* Begin *

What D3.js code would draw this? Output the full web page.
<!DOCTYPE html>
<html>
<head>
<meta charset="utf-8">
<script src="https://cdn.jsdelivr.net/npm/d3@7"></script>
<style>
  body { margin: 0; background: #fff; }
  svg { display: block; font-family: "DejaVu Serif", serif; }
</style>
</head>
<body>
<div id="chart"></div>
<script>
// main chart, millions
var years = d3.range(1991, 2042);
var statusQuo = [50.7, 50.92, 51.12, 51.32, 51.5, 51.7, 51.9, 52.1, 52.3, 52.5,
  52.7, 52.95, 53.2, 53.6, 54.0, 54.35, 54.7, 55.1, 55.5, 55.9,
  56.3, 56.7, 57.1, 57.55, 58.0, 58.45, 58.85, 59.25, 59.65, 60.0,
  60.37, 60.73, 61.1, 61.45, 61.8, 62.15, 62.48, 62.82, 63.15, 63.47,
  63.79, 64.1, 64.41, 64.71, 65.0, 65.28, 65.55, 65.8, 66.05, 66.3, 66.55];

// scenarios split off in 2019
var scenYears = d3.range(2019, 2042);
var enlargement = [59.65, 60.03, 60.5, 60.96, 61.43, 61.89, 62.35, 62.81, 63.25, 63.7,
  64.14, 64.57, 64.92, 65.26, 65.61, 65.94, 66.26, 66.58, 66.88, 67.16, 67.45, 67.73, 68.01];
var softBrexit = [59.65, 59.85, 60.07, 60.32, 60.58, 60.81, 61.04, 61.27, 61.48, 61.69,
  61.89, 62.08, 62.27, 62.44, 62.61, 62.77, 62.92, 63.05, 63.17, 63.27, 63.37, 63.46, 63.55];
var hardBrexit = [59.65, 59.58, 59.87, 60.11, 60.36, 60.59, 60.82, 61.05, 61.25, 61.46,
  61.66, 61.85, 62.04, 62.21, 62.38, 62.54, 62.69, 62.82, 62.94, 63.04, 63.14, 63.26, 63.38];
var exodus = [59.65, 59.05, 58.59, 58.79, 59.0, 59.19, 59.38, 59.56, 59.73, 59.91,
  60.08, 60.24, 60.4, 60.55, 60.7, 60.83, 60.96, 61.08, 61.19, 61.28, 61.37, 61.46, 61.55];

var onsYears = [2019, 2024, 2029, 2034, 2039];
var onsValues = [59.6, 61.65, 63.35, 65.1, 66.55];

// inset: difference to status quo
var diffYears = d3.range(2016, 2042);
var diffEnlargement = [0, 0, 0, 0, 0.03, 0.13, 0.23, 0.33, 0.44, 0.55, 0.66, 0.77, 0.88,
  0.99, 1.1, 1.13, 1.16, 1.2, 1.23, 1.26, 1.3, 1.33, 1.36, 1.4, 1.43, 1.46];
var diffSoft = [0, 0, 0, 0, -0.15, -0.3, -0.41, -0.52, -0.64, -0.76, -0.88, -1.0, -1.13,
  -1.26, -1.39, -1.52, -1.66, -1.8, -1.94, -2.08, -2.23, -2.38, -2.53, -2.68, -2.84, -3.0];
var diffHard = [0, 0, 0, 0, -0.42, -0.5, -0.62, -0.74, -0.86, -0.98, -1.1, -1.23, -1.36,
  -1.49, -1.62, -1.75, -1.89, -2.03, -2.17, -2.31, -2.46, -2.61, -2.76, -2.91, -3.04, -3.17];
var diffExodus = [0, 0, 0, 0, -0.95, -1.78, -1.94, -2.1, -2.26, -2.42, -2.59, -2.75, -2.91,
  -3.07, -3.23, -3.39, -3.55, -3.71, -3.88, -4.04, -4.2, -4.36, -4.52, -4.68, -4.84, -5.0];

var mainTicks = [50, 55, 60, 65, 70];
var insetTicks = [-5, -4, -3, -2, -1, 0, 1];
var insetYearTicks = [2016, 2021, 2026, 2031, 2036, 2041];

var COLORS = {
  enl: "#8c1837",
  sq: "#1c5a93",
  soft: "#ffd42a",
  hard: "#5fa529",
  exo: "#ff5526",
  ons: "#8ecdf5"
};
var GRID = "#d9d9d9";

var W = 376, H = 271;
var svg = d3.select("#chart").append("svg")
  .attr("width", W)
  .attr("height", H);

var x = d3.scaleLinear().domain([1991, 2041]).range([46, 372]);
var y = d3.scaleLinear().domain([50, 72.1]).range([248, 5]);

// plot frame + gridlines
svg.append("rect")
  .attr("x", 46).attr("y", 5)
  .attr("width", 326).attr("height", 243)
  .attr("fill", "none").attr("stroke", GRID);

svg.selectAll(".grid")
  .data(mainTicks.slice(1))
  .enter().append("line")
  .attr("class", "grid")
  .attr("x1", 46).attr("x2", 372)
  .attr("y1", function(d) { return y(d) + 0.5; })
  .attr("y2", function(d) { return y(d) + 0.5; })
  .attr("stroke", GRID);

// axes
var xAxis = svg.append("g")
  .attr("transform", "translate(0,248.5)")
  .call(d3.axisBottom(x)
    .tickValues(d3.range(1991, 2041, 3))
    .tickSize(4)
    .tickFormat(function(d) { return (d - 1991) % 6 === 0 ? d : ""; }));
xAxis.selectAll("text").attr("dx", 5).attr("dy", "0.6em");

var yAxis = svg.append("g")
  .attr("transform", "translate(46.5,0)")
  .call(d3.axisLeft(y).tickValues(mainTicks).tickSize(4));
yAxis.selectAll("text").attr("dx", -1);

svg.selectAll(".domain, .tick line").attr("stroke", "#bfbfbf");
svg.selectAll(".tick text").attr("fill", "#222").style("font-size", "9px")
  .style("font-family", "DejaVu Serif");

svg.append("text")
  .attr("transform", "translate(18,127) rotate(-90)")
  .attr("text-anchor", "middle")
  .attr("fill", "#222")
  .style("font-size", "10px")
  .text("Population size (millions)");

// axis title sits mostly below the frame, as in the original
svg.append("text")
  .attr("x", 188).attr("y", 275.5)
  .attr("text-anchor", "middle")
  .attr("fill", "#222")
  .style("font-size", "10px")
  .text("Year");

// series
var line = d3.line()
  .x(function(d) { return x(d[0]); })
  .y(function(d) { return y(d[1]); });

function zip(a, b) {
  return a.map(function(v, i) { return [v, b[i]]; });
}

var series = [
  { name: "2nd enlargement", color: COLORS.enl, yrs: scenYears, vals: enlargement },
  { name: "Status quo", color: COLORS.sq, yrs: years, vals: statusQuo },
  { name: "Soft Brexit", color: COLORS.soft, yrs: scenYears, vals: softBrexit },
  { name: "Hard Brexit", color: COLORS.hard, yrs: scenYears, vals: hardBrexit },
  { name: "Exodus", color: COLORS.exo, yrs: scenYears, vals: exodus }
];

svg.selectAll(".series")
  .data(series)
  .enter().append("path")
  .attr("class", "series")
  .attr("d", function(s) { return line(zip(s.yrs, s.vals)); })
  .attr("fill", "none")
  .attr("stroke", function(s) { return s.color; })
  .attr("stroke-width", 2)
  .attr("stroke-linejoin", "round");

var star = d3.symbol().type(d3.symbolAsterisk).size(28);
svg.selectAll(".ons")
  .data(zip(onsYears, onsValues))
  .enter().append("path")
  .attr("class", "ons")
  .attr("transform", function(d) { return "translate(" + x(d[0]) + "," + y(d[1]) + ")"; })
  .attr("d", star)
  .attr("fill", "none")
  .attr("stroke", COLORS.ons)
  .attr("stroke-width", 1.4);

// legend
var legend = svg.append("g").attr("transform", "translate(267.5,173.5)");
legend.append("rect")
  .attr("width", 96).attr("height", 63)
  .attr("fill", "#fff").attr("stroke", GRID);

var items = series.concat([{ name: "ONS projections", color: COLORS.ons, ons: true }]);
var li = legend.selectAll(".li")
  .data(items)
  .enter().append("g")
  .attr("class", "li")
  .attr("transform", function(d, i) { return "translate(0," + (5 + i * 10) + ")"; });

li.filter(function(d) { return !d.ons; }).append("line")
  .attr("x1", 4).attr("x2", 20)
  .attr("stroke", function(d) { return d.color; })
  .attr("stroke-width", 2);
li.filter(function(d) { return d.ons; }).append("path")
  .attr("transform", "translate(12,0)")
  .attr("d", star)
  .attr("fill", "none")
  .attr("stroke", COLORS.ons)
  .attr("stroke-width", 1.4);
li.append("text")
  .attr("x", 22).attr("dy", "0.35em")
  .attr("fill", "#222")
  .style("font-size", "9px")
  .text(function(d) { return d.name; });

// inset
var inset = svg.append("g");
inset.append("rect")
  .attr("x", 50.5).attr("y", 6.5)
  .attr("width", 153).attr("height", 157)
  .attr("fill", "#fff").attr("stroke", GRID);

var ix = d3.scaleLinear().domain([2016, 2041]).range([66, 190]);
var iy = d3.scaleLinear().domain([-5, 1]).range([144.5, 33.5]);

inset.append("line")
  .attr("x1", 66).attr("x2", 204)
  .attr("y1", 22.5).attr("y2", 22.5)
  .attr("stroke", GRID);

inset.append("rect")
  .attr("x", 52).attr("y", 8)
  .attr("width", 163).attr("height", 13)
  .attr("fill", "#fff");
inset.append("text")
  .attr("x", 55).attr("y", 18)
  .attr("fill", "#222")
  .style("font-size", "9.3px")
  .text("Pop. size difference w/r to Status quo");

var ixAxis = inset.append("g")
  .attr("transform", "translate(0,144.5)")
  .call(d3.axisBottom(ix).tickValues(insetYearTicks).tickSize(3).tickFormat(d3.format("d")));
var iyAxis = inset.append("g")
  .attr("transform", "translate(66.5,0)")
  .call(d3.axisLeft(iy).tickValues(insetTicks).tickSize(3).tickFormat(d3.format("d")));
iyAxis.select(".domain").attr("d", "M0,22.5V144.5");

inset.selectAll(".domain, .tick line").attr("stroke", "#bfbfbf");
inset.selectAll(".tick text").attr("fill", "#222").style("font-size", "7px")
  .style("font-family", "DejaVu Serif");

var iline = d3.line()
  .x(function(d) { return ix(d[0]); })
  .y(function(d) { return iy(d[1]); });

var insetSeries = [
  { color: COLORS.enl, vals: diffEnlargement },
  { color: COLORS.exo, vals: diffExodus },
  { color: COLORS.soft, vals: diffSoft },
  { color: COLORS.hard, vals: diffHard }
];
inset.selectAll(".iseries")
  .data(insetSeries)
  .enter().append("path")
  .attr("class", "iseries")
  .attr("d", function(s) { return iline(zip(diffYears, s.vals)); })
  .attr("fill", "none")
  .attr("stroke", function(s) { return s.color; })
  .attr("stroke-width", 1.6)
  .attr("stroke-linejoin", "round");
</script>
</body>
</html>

* End *

Restate word for word only the lines running from the beginning of the data to the line holding "var onsValues = [59.6, 61.65, 63.35, 65.1, 66.55];", both included.

What D3.js code would draw this? Output the full web page.
<!DOCTYPE html>
<html>
<head>
<meta charset="utf-8">
<script src="https://cdn.jsdelivr.net/npm/d3@7"></script>
<style>
  body { margin: 0; background: #fff; }
  svg { display: block; font-family: "DejaVu Serif", serif; }
</style>
</head>
<body>
<div id="chart"></div>
<script>
// main chart, millions
var years = d3.range(1991, 2042);
var statusQuo = [50.7, 50.92, 51.12, 51.32, 51.5, 51.7, 51.9, 52.1, 52.3, 52.5,
  52.7, 52.95, 53.2, 53.6, 54.0, 54.35, 54.7, 55.1, 55.5, 55.9,
  56.3, 56.7, 57.1, 57.55, 58.0, 58.45, 58.85, 59.25, 59.65, 60.0,
  60.37, 60.73, 61.1, 61.45, 61.8, 62.15, 62.48, 62.82, 63.15, 63.47,
  63.79, 64.1, 64.41, 64.71, 65.0, 65.28, 65.55, 65.8, 66.05, 66.3, 66.55];

// scenarios split off in 2019
var scenYears = d3.range(2019, 2042);
var enlargement = [59.65, 60.03, 60.5, 60.96, 61.43, 61.89, 62.35, 62.81, 63.25, 63.7,
  64.14, 64.57, 64.92, 65.26, 65.61, 65.94, 66.26, 66.58, 66.88, 67.16, 67.45, 67.73, 68.01];
var softBrexit = [59.65, 59.85, 60.07, 60.32, 60.58, 60.81, 61.04, 61.27, 61.48, 61.69,
  61.89, 62.08, 62.27, 62.44, 62.61, 62.77, 62.92, 63.05, 63.17, 63.27, 63.37, 63.46, 63.55];
var hardBrexit = [59.65, 59.58, 59.87, 60.11, 60.36, 60.59, 60.82, 61.05, 61.25, 61.46,
  61.66, 61.85, 62.04, 62.21, 62.38, 62.54, 62.69, 62.82, 62.94, 63.04, 63.14, 63.26, 63.38];
var exodus = [59.65, 59.05, 58.59, 58.79, 59.0, 59.19, 59.38, 59.56, 59.73, 59.91,
  60.08, 60.24, 60.4, 60.55, 60.7, 60.83, 60.96, 61.08, 61.19, 61.28, 61.37, 61.46, 61.55];

var onsYears = [2019, 2024, 2029, 2034, 2039];
var onsValues = [59.6, 61.65, 63.35, 65.1, 66.55];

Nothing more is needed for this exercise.